South Florida Expected To Begin Experiments With

South Florida Expected To Begin Experiments With "Mutant Mosquito" To Prevent Spread Of Zika Virus

| Monday, Aug 29, 2016

The Zika virus can cross the placenta and attack fetal brain cells, making it extremely dangerous to unborn children, which is why health officials have emphatically advised pregnant women to do everything they can to avoid it.

Public health officials in South Florida, which has recently hit hard by the virus, is awaiting a final approval before they begin field trials in the Florida Keys by enlisting the help of a mutant mosquito to wipe out Zika.

“(T)he proposed field trial will not have significant impacts on the environment,” the federal agency said in support of the experiment, “finding of no significant impact” in its ruling, subject to public comments since March.

Oxitec, the British biotech firm behind the mutant mosquito is confident that their genetically modified “OX513A” mosquito will significantly cut the population of Zika-carrying mosquitos in this geographic region, as it has in previous trials.

We’ve been developing this approach for many years, and from these results we are convinced that our solution is both highly effective and has sound environmental credentials,” stated Oxitec CEO Hadyn Perry. “We are now looking forward to working with the community in the Florida Keys.”

OX513A was born in a lab to carry out one single mission before he dies an early death: to mate as much as possible, spreading his dominant mutant-death gene. According to reports, OX513A has already established quite an impressive kill record, wiping out Zika-carrying Aedes aegypti, dengue, and chikungunya mosquito populations by 90% in Brazil, Panama, and the Cayman Islands.

“The trial in the Keys also requires approval from the Florida Keys Mosquito Control District board before it can begin,” Oxitec spokesman Matthew Warren told BuzzFeed News, by email.

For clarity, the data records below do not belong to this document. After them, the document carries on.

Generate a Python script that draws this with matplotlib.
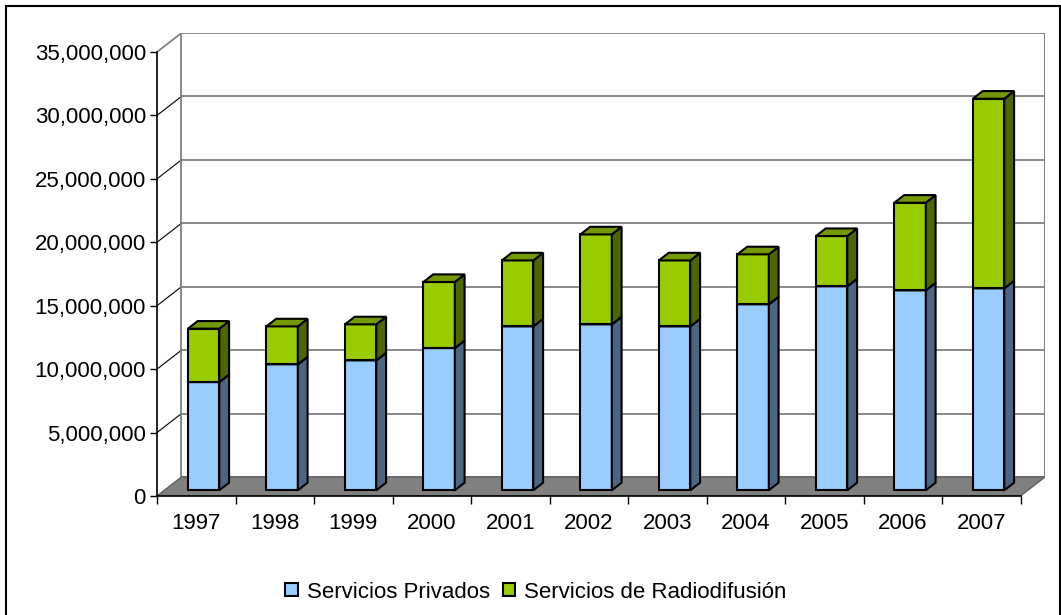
import matplotlib
matplotlib.use("Agg")
import matplotlib.pyplot as plt
from matplotlib.patches import Polygon, Patch, Rectangle

plt.rcParams["font.family"] = ["Liberation Sans", "DejaVu Sans"]

years = ["1997", "1998", "1999", "2000", "2001", "2002", "2003", "2004", "2005", "2006", "2007"]
privados = [8.53e6, 9.93e6, 10.24e6, 11.21e6, 12.92e6, 13.08e6, 12.92e6, 14.66e6, 16.08e6, 15.76e6, 15.92e6]
radiodifusion = [4.21e6, 2.99e6, 2.84e6, 5.21e6, 5.20e6, 7.09e6, 5.20e6, 3.94e6, 3.96e6, 6.91e6, 14.95e6]
y_ticks = [0, 5e6, 10e6, 15e6, 20e6, 25e6, 30e6, 35e6]
labels = ["Servicios Privados", "Servicios de Radiodifusión"]

# colours (front, side, top)
BLUE = ("#99ccff", "#4d6582", "#7aa3cc")
GREEN = ("#99cc00", "#4d6600", "#739900")
WALL = "#808080"

# fake 3d: depth offset in data units
DX = 0.312
DY = 1.5e6
BAR_W = 0.4
F0, FD = 0.3, 0.4   # bar position / depth as fraction of full depth

W, H = 1061, 615
fig = plt.figure(figsize=(W / 100, H / 100), dpi=100)
px_per_val = 444 / 35e6
left_px, bottom_px = 157, 496
ax_w = 78.5 * (11 + DX)
ax_h = (35e6 + DY) * px_per_val
ax = fig.add_axes([left_px / W, (H - bottom_px) / H, ax_w / W, ax_h / H])
ax.set_xlim(-0.5, 10.5 + DX)
ax.set_ylim(0, 35e6 + DY)

# floor
ax.add_patch(Polygon([(-0.5, 0), (10.5, 0), (10.5 + DX, DY), (-0.5 + DX, DY)],
                     closed=True, facecolor=WALL, edgecolor="#606060", lw=1, zorder=1))
# back wall gridlines + left wall diagonals
for v in y_ticks:
    ax.plot([-0.5 + DX, 10.5 + DX], [v + DY, v + DY], color=WALL, lw=1.3, zorder=0.5)
    if 0 < v < 35e6:
        ax.plot([-0.5, -0.5 + DX], [v, v + DY], color="black", lw=0.8, zorder=0.5)
ax.plot([-0.5, -0.5 + DX], [35e6, 35e6 + DY], color=WALL, lw=1.3, zorder=0.5)
ax.plot([-0.5 + DX] * 2, [DY, 35e6 + DY], color=WALL, lw=1.3, zorder=0.5)
ax.plot([10.5 + DX] * 2, [DY, 35e6 + DY], color=WALL, lw=1.5, zorder=0.5)

x = list(range(len(years)))
xf = [k + F0 * DX for k in x]
base = F0 * DY
ddx, ddy = FD * DX, FD * DY


def box(xs, bottoms, heights, cols, z):
    ax.bar(xs, heights, BAR_W, bottom=[b + base for b in bottoms], color=cols[0],
           edgecolor="black", lw=1.5, zorder=z)
    for xc, b, h in zip(xs, bottoms, heights):
        xl, xr = xc - BAR_W / 2, xc + BAR_W / 2
        y0, y1 = b + base, b + base + h
        ax.add_patch(Polygon([(xr, y0), (xr + ddx, y0 + ddy), (xr + ddx, y1 + ddy), (xr, y1)],
                             closed=True, facecolor=cols[1], edgecolor="black", lw=1.5, zorder=z))
        ax.add_patch(Polygon([(xl, y1), (xr, y1), (xr + ddx, y1 + ddy), (xl + ddx, y1 + ddy)],
                             closed=True, facecolor=cols[2], edgecolor="black", lw=1.5, zorder=z))


box(xf, [0] * len(x), privados, BLUE, 3)
box(xf, privados, radiodifusion, GREEN, 4)

for s in ("top", "right"):
    ax.spines[s].set_visible(False)
ax.spines["left"].set_bounds(0, 35e6)
ax.spines["bottom"].set_bounds(-0.5, 10.5)
for s in ("left", "bottom"):
    ax.spines[s].set_linewidth(1.2)
    ax.spines[s].set_zorder(5)

ax.set_yticks(y_ticks)
ax.set_yticklabels([f"{int(v):,}" for v in y_ticks], fontsize=16)
ax.tick_params(axis="y", length=5, width=1, pad=3)
ax.set_xticks(x)
ax.set_xticklabels(years, fontsize=16)
ax.set_xticks([k - 0.5 for k in range(12)], minor=True)
ax.tick_params(axis="x", which="major", length=0, pad=12)
ax.tick_params(axis="x", which="minor", length=6, width=1)

handles = [Patch(facecolor=BLUE[0], edgecolor="black", lw=1.5),
           Patch(facecolor=GREEN[0], edgecolor="black", lw=1.5)]
fig.legend(handles, labels, loc="center", bbox_to_anchor=(536 / W, 23 / H), ncol=2,
           frameon=False, fontsize=16, handlelength=0.55, handleheight=0.55,
           handletextpad=0.4, columnspacing=0.6)

fig.add_artist(Rectangle((6 / W, -0.05), 1054 / W, (609 / H) + 0.05, transform=fig.transFigure,
                         fill=False, edgecolor="black", lw=1.5))

fig.savefig("out.png", dpi=100)
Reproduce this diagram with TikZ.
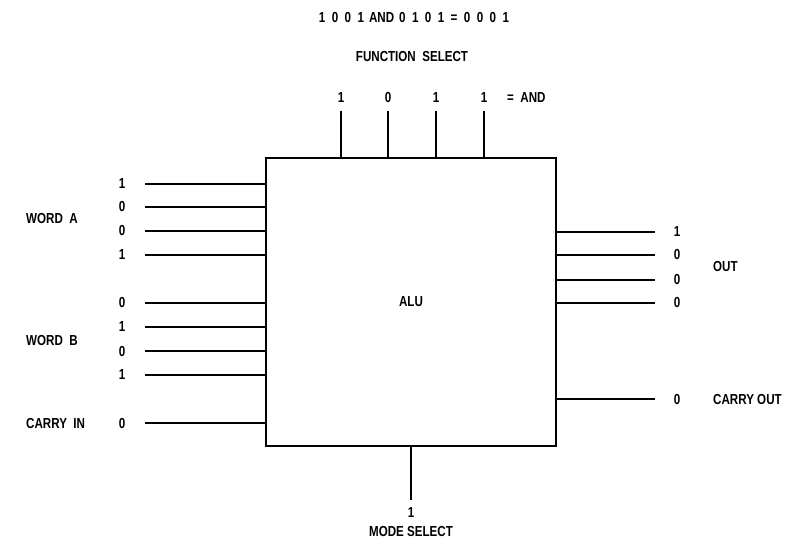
\documentclass[tikz,border=0pt]{standalone}
\usepackage{fontspec}
\setmainfont{Liberation Sans}[FakeStretch=0.8]
\usetikzlibrary{positioning}

\begin{document}
\begin{tikzpicture}[
  x=1pt, y=-1pt,
  font=\fontsize{14.5}{16}\selectfont\bfseries,
  alubox/.style={
    draw, line width=1.3pt,
    minimum width=290pt, minimum height=288pt, inner sep=0pt
  },
  bit/.style={inner sep=1pt},
  labl/.style={inner sep=1pt, anchor=west},
  pin/.style={line width=1.5pt}
]

\useasboundingbox (0,0) rectangle (791,544);

\node[alubox] (alu) at (411, 302) {ALU};

% function select
\node (eqn) at (414, 18) {1\ \ 0\ \ 0\ \ 1\hspace{5pt}AND\hspace{5pt}0\ \ 1\ \ 0\ \ 1\ \ =\ \ 0\ \ 0\ \ 0\ \ 1};
\node (fsel) at (412, 57) {FUNCTION\ \ SELECT};
\node[bit] (f1) at (341, 98) {1};
\node[bit] (f2) at (388, 98) {0};
\node[bit] (f3) at (436, 98) {1};
\node[bit] (f4) at (484, 98) {1};
\node[labl] (fand) at (506, 98) {=\ \ AND};

\draw[pin, shorten >=7pt] (alu.north -| f1) -- (f1.south);
\draw[pin, shorten >=7pt] (alu.north -| f2) -- (f2.south);
\draw[pin, shorten >=7pt] (alu.north -| f3) -- (f3.south);
\draw[pin, shorten >=7pt] (alu.north -| f4) -- (f4.south);

% word A
\node[bit] (a1) at (122, 184) {1};
\node[bit] (a2) at (122, 207) {0};
\node[bit] (a3) at (122, 231) {0};
\node[bit] (a4) at (122, 255) {1};
\node[labl] (worda) at (25, 219) {WORD\ \ A};

% word B
\node[bit] (b1) at (122, 303) {0};
\node[bit] (b2) at (122, 327) {1};
\node[bit] (b3) at (122, 351) {0};
\node[bit] (b4) at (122, 375) {1};
\node[labl] (wordb) at (25, 340) {WORD\ \ B};

% carry in
\node[bit] (cin) at (122, 423) {0};
\node[labl] (carryin) at (25, 423) {CARRY\ \ IN};

\foreach \n in {a1,a2,a3,a4,b1,b2,b3,b4,cin}
  \draw[pin, shorten <=19pt] (\n.east) -- (alu.west |- \n);

% outputs
\node[bit] (o1) at (677, 232) {1};
\node[bit] (o2) at (677, 255) {0};
\node[bit] (o3) at (677, 280) {0};
\node[bit] (o4) at (677, 303) {0};
\node[labl] (out) at (712, 267) {OUT};

\node[bit] (cout) at (677, 399) {0};
\node[labl] (carryout) at (712, 399) {CARRY OUT};

\foreach \n in {o1,o2,o3,o4,cout}
  \draw[pin, shorten >=18pt] (alu.east |- \n) -- (\n.west);

% mode select
\node[bit] (mode) at (411, 513) {1};
\node (msel) at (411, 531) {MODE SELECT};
\draw[pin, shorten >=7pt] (alu.south) -- (mode.north);

\end{tikzpicture}
\end{document}
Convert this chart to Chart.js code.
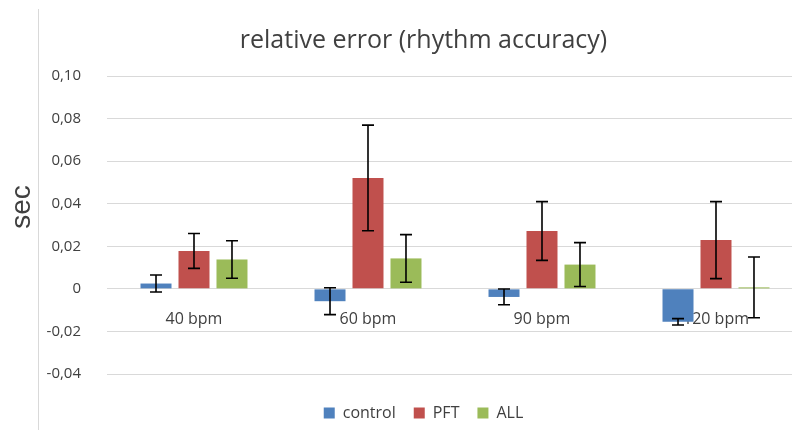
<!DOCTYPE html>
<html>
<head>
<meta charset="utf-8">
<script src="https://cdn.jsdelivr.net/npm/chart.js@4.4.1/dist/chart.umd.min.js"></script>
<style>
  html, body { margin: 0; padding: 0; background: #fff; overflow: hidden; }
  #wrap { width: 792px; height: 430px; overflow: hidden; }
  canvas { display: block; }
</style>
</head>
<body>
<div id="wrap"><canvas id="errChart" width="849" height="431"></canvas></div>
<script>
// chart values
var categories = ["40 bpm", "60 bpm", "90 bpm", "120 bpm"];
var controlVals = [0.0025, -0.0058, -0.0038, -0.0155];
var controlErr  = [0.0040, 0.0063, 0.0037, 0.0015];
var pftVals     = [0.0178, 0.0521, 0.0272, 0.0229];
var pftErr      = [0.0082, 0.0248, 0.0138, 0.0181];
var allVals     = [0.0138, 0.0143, 0.0114, 0.0007];
var allErr      = [0.0088, 0.0112, 0.0103, 0.0143];
var yMin = -0.04, yMax = 0.10, yStep = 0.02;
var yTickLabels = ["-0,04", "-0,02", "0", "0,02", "0,04", "0,06", "0,08", "0,10"];

var TEXT = "#404040";
var FONT = "'Open Sans', sans-serif";

// draws +/- error whiskers on each bar, using the chart's own y scale
var errorBars = {
  id: "errorBars",
  afterDatasetsDraw: function (chart) {
    var ctx = chart.ctx;
    var y = chart.scales.y;
    ctx.save();
    ctx.strokeStyle = "#000";
    ctx.lineWidth = 1.6;
    chart.data.datasets.forEach(function (ds, di) {
      var meta = chart.getDatasetMeta(di);
      if (meta.hidden) return;
      meta.data.forEach(function (bar, i) {
        var v = ds.data[i], e = ds.errors[i];
        var top = y.getPixelForValue(v + e);
        var bot = y.getPixelForValue(v - e);
        var x = bar.x;
        ctx.beginPath();
        ctx.moveTo(x, top); ctx.lineTo(x, bot);
        ctx.moveTo(x - 6, top); ctx.lineTo(x + 6, top);
        ctx.moveTo(x - 6, bot); ctx.lineTo(x + 6, bot);
        ctx.stroke();
      });
    });
    ctx.restore();
  }
};

// the "sec" axis caption and the thin frame line left of the chart
var sideDecor = {
  id: "sideDecor",
  afterDraw: function (chart) {
    var ctx = chart.ctx;
    ctx.save();
    ctx.strokeStyle = "#d9d9d9";
    ctx.lineWidth = 1;
    ctx.beginPath();
    ctx.moveTo(38.5, 9); ctx.lineTo(38.5, 431);
    ctx.stroke();
    ctx.translate(22, 207);
    ctx.rotate(-Math.PI / 2);
    ctx.fillStyle = TEXT;
    ctx.font = "28px 'Liberation Sans', Arial, sans-serif";
    ctx.textAlign = "center";
    ctx.textBaseline = "middle";
    ctx.fillText("sec", 0, 0);
    ctx.restore();
  }
};

function makeSet(label, vals, errs, color) {
  return {
    label: label,
    data: vals,
    errors: errs,
    backgroundColor: color,
    borderWidth: 0,
    categoryPercentage: 0.655,
    barPercentage: 0.816
  };
}

new Chart(document.getElementById("errChart").getContext("2d"), {
  type: "bar",
  data: {
    labels: categories,
    datasets: [
      makeSet("control", controlVals, controlErr, "#4F81BD"),
      makeSet("PFT", pftVals, pftErr, "#C0504D"),
      makeSet("ALL", allVals, allErr, "#9BBB59")
    ]
  },
  plugins: [errorBars, sideDecor],
  options: {
    responsive: false,
    animation: false,
    layout: { padding: { left: 44, right: 46, top: 0, bottom: 0 } },
    plugins: {
      title: {
        display: true,
        text: "relative error (rhythm accuracy)",
        color: TEXT,
        font: { family: FONT, size: 25, weight: "normal" },
        padding: { top: 26, bottom: 20 }
      },
      legend: {
        position: "bottom",
        labels: {
          color: TEXT,
          font: { family: FONT, size: 16 },
          boxWidth: 11,
          boxHeight: 11,
          padding: 18
        }
      },
      tooltip: { enabled: false }
    },
    scales: {
      x: {
        position: { y: 0 },
        grid: { display: false },
        border: { display: false },
        ticks: { color: TEXT, font: { family: FONT, size: 16 }, padding: 13 }
      },
      // empty strip that only keeps the plot clear of the legend
      x2: {
        type: "category",
        position: "bottom",
        grid: { display: false },
        border: { display: false },
        ticks: { display: false },
        afterFit: function (s) { s.height = 13; }
      },
      y: {
        min: yMin,
        max: yMax,
        afterFit: function (s) { s.width = 63; },
        grid: { color: "#d9d9d9", drawTicks: false },
        border: { display: false },
        ticks: {
          stepSize: yStep,
          padding: 26,
          color: TEXT,
          font: { family: FONT, size: 15 },
          callback: function (v) {
            return yTickLabels[Math.round((v - yMin) / yStep)];
          }
        }
      }
    }
  }
});
</script>
</body>
</html>
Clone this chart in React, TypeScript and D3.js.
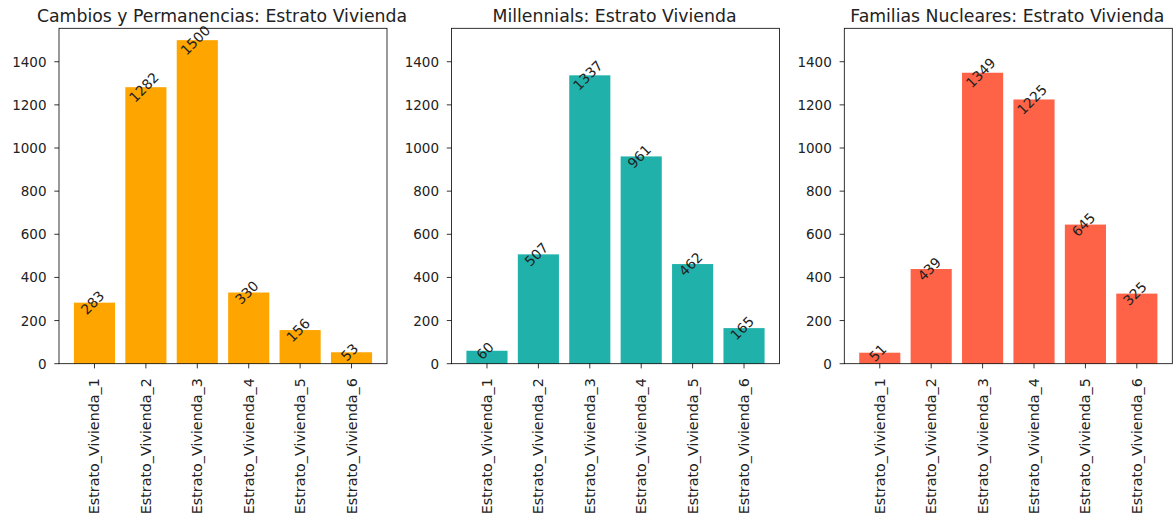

That Florida Keys board voted to hold a non-binding referendum on the trial as part of the November elections.

Southern Florida has been hit hard by the virus, with thirty-six people believed to have caught Zika from local mosquitoes. Of those infected, according to health officials, 25 occurred  in or near Miami’s Wynwood neighborhood and five were bitten in or near the South Beach section of Miami Beach.

For the remaining 11 cases, some of which are upwards of 70 miles away, it's unclear just how the patients were infected. The majority of the Miami-area cases were found in local residents, but some were not detected until visitors had returned home to Texas, New York, or other places.